The Path from Acquiescence to Surrender


  1. Acquiescence: Being a victim at the mercy of your environment. Having gone limp and being carried by the tide.
    • powerlessness, or unwillingness to exercise power
  2. Boundaries: saying no – the first act of having a defined shape. Other markers:
    • “recovery” programs
    • non-violent communication
    • “self help”
    • “healing” as a focus
  3. Independence: letting go of a dependency. May involve ending something, for example:
    • a dead-end or golden-handcuffs job
    • an abusive or codependent relationship
    • a behavior pattern based in powerlessness or dependence
    • emotional addiction
  4. Agency: re-discovering your own capability.
    • personal responsibility replaces blame and victimhood
    • cultivation of self-reliance
    • exercise of power
    • deliberately choosing how to feel and act
    • careful selectivity of engagement
  5. Solidity: confronting that you are still you regardless of which direction you take.
    • A shift from external to internal focus
    • Access to the core part of you that is not changed by circumstances
    • Complete re-evaluation and rewriting of past experiences
    • Reconciliation and re-connection
    • A sense of wholeness / completeness within oneself
  6. Play: remembering the game of it – having the freedom to choose any option and take it on as a game to be played.
    • Volitional emotional play replaces involuntary, triggered emotional reactivity
    • Broad emotional range, freely chosen and easily switched
    • Easy connection with a broad range of people
    • Experience of happiness and flow in a broad range of circumstances
    • Ability to switch hats or exchange roles with someone
    • Shift of focus from healing / health to potential, possibility, play, and going from good to better
    • Actions are generative, not threat-avoidant
    • Saying Yes
    • Deeper, richer engagement, but less attachment
  7. Surrender: no real need for boundaries. You are not fundamentally at risk in the world.
    • Humble confidence
    • Can concede, apologize, change directions, support, etc. without any sense of loss
    • Unshakable power, sourced from within
    • The capacity to get behind a leader, to act in a supporting role
    • Allowing someone who’s new or learning to take the lead
    • Recognition of others’ inherent rightness
    • Complete surrender to a lover; relinquishing control
    • Devotion as an elevated or sublime state

What is the difference between acquiescence and surrender? And which are you engaged in?
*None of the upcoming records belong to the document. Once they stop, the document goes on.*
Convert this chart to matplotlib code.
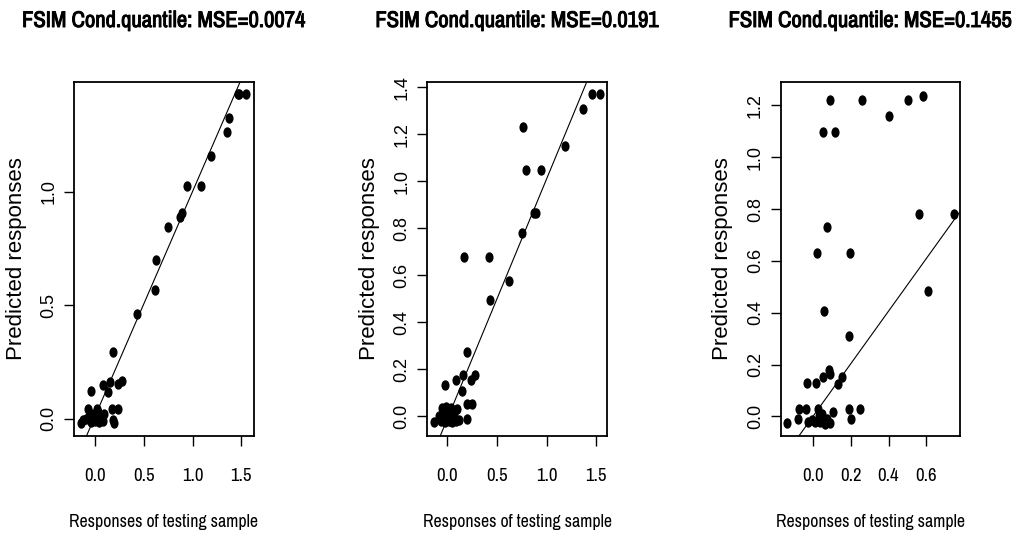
import matplotlib
matplotlib.use("Agg")
import matplotlib.pyplot as plt
import matplotlib.patheffects as pe
import numpy as np
from matplotlib.path import Path

# Panel titles
titles = ["FSIM Cond.quantile: MSE=0.0074",
          "FSIM Cond.quantile: MSE=0.0191",
          "FSIM Cond.quantile: MSE=0.1455"]

# Panel 1 data (responses of testing sample, predicted responses)
x1 = [-0.147, -0.12, -0.09, -0.068, -0.06, -0.04, -0.02, 0.0, 0.017, 0.02, 0.04, 0.06,
      0.08, 0.09, 0.03, -0.01, 0.17, 0.187, 0.19, 0.238, -0.044, 0.078, 0.136, 0.153,
      0.238, 0.273, 0.187, 0.426, 0.620, 0.630, 0.750, 0.876, 0.893, 0.944, 1.084,
      1.193, 1.350, 1.373, 1.462, 1.48, 1.551]
y1 = [-0.019, -0.005, 0.0, 0.044, 0.01, -0.015, 0.02, -0.01, 0.044, 0.0, -0.015, 0.01,
      -0.01, 0.02, 0.03, 0.005, 0.044, -0.008, -0.02, 0.044, 0.120, 0.147, 0.117, 0.162,
      0.154, 0.165, 0.294, 0.460, 0.566, 0.699, 0.846, 0.890, 0.907, 1.027, 1.027,
      1.158, 1.262, 1.324, 1.431, 1.431, 1.431]

# Panel 2 data
x2 = [-0.131, -0.08, -0.06, -0.057, -0.04, -0.024, -0.02, 0.0, 0.0, 0.02, 0.03, 0.05,
      0.07, 0.09, 0.1, -0.01, 0.04, 0.12, 0.087, 0.145, 0.155, 0.195, 0.195, 0.195,
      0.252, 0.239, 0.279, 0.168, 0.420, 0.431, 0.622, 0.750, 0.767, 0.794, 0.942,
      0.878, 0.891, 1.191, 1.372, 1.463, 1.534]
y2 = [-0.025, 0.0, -0.02, 0.035, 0.01, 0.135, -0.025, 0.02, -0.005, -0.02, 0.0, -0.025,
      0.01, -0.02, 0.03, 0.04, 0.035, -0.015, 0.153, 0.110, 0.177, 0.276, -0.011, 0.052,
      0.052, 0.153, 0.177, 0.680, 0.680, 0.496, 0.578, 0.779, 1.232, 1.048, 1.048,
      0.864, 0.864, 1.150, 1.307, 1.370, 1.370]

# Panel 3 data
x3 = [-0.138, -0.080, -0.075, -0.039, -0.032, 0.014, 0.053, 0.085, 0.089, 0.133, 0.154,
      0.018, 0.057, 0.071, 0.050, 0.115, 0.089, 0.261, 0.401, 0.502, 0.584, 0.561,
      0.746, 0.612, 0.195, 0.190, 0.190, 0.199, 0.249, -0.030, -0.009, 0.009, 0.027,
      0.036, 0.045, 0.054, 0.071, 0.089, 0.103, 0.032, 0.062]
y3 = [-0.026, -0.009, 0.030, 0.030, 0.128, 0.128, 0.151, 0.177, 0.164, 0.126, 0.151,
      0.629, 0.408, 0.729, 1.098, 1.098, 1.221, 1.221, 1.159, 1.221, 1.236, 0.780,
      0.780, 0.485, 0.629, 0.309, 0.030, -0.009, 0.030, -0.021, -0.015, -0.021, 0.030,
      -0.021, 0.011, -0.015, -0.009, -0.026, 0.018, 0.000, -0.030]

xs = [x1, x2, x3]
ys = [y1, y2, y3]

# fitted lines (intercept, slope)
lines = [(0.010, 0.99), (-0.010, 1.02), (0.002, 1.01)]

xlims = [(-0.215, 1.626), (-0.202, 1.608), (-0.174, 0.781)]
ylims = [(-0.078, 1.484), (-0.085, 1.424), (-0.077, 1.291)]
xticks = [[0.0, 0.5, 1.0, 1.5], [0.0, 0.5, 1.0, 1.5], [0.0, 0.2, 0.4, 0.6]]
yticks = [[0.0, 0.5, 1.0], [0.0, 0.2, 0.4, 0.6, 0.8, 1.0, 1.2, 1.4],
          [0.0, 0.2, 0.4, 0.6, 0.8, 1.0, 1.2]]

narrow = ["Archivo Narrow", "DejaVu Sans"]
regular = ["Liberation Sans", "DejaVu Sans"]

# slightly squashed dot, like the reference
circ = Path.unit_circle()
dot = Path(circ.vertices * np.array([0.78, 1.0]), circ.codes)

fig = plt.figure(figsize=(10.17, 5.38), dpi=100)
lefts = [0.0728, 0.4202, 0.7676]

for i in range(3):
    ax = fig.add_axes([lefts[i], 0.189, 0.1765, 0.659])
    ax.plot(xs[i], ys[i], linestyle="none", marker=dot, markersize=7.5,
            color="black", markeredgewidth=0)
    a, b = lines[i]
    ax.axline((0, a), slope=b, color="black", linewidth=0.8)
    ax.set_xlim(xlims[i])
    ax.set_ylim(ylims[i])
    ax.set_xticks(xticks[i])
    ax.set_yticks(yticks[i])
    ax.set_xticklabels([f"{v:.1f}" for v in xticks[i]], family=narrow, fontsize=13.5)
    ax.set_yticklabels([f"{v:.1f}" for v in yticks[i]], family=regular, fontsize=13,
                       rotation=90, va="center")
    ax.tick_params(direction="out", length=7, width=1, color="black")
    ax.tick_params(axis="x", pad=16)
    ax.tick_params(axis="y", pad=5)
    for sp in ax.spines.values():
        sp.set_linewidth(1.3)
    ax.set_xlabel("Responses of testing sample", family=narrow, fontsize=12.8)
    ax.xaxis.set_label_coords(0.5, -0.243)
    ax.xaxis.label.set_va("center")
    ax.set_ylabel("Predicted responses", family=regular, fontsize=16)
    ax.yaxis.set_label_coords(-0.322, 0.5)
    ax.yaxis.label.set_va("center")
    fig.text(lefts[i] + 0.1765 / 2, 1 - 21 / 538, titles[i], family=narrow,
             fontsize=16.3, ha="center", va="center",
             path_effects=[pe.withStroke(linewidth=0.7, foreground="black")])

fig.savefig("out.png", dpi=100)
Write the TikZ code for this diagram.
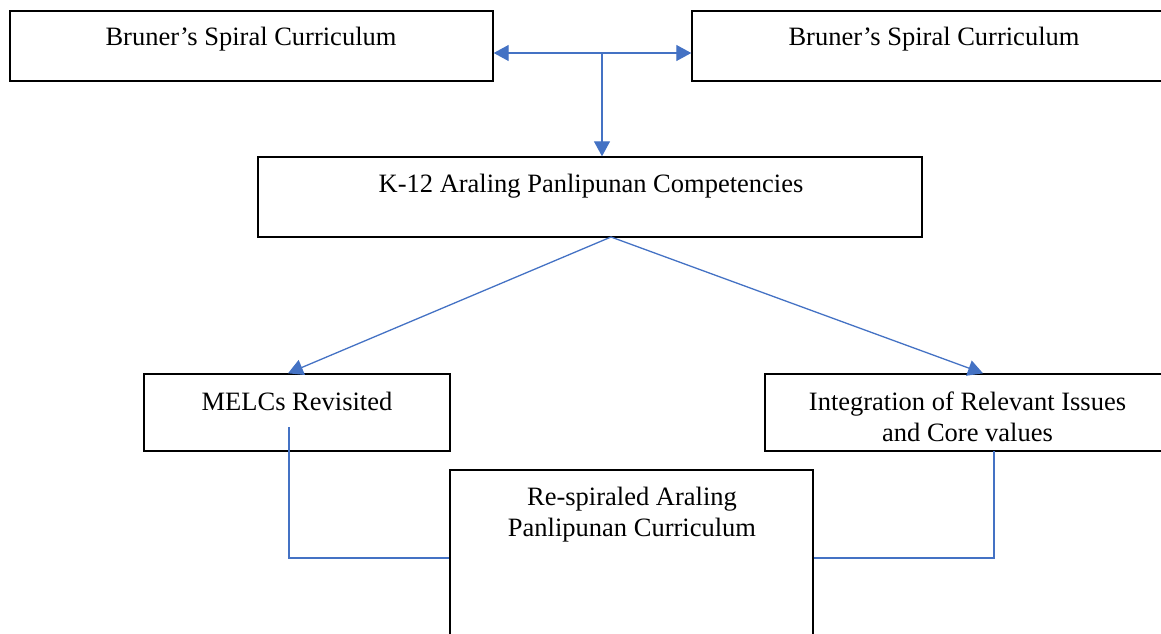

Let’s say that one feels like defeat in a battle with another — like submitting to an opponent in a fighting ring.

The other feels like triumph in an internal struggle — like the dedication of a devout to their practice, beliefs, or God. This is the sense in which I mean the word “surrender.”

They may be similar in action. But in intent, they could hardly be more distant. An entire life journey can be taken on the road from one to the other.

The sequence above is very common. Whole books have been written about each step here. But it can be helpful to zoom out to see your current location in the bigger picture.

1 reply
  1. Allen Wagner
    Allen Wagner says:

    The distinction “acquiescence” vs. “surrender” is the difference between “being-in” (duality) and/or “being-of” (singularity) the World. Second, is “surrender” perhaps miscast, for there is no renderer when surrender shows up, only the result of having been there, sometime past.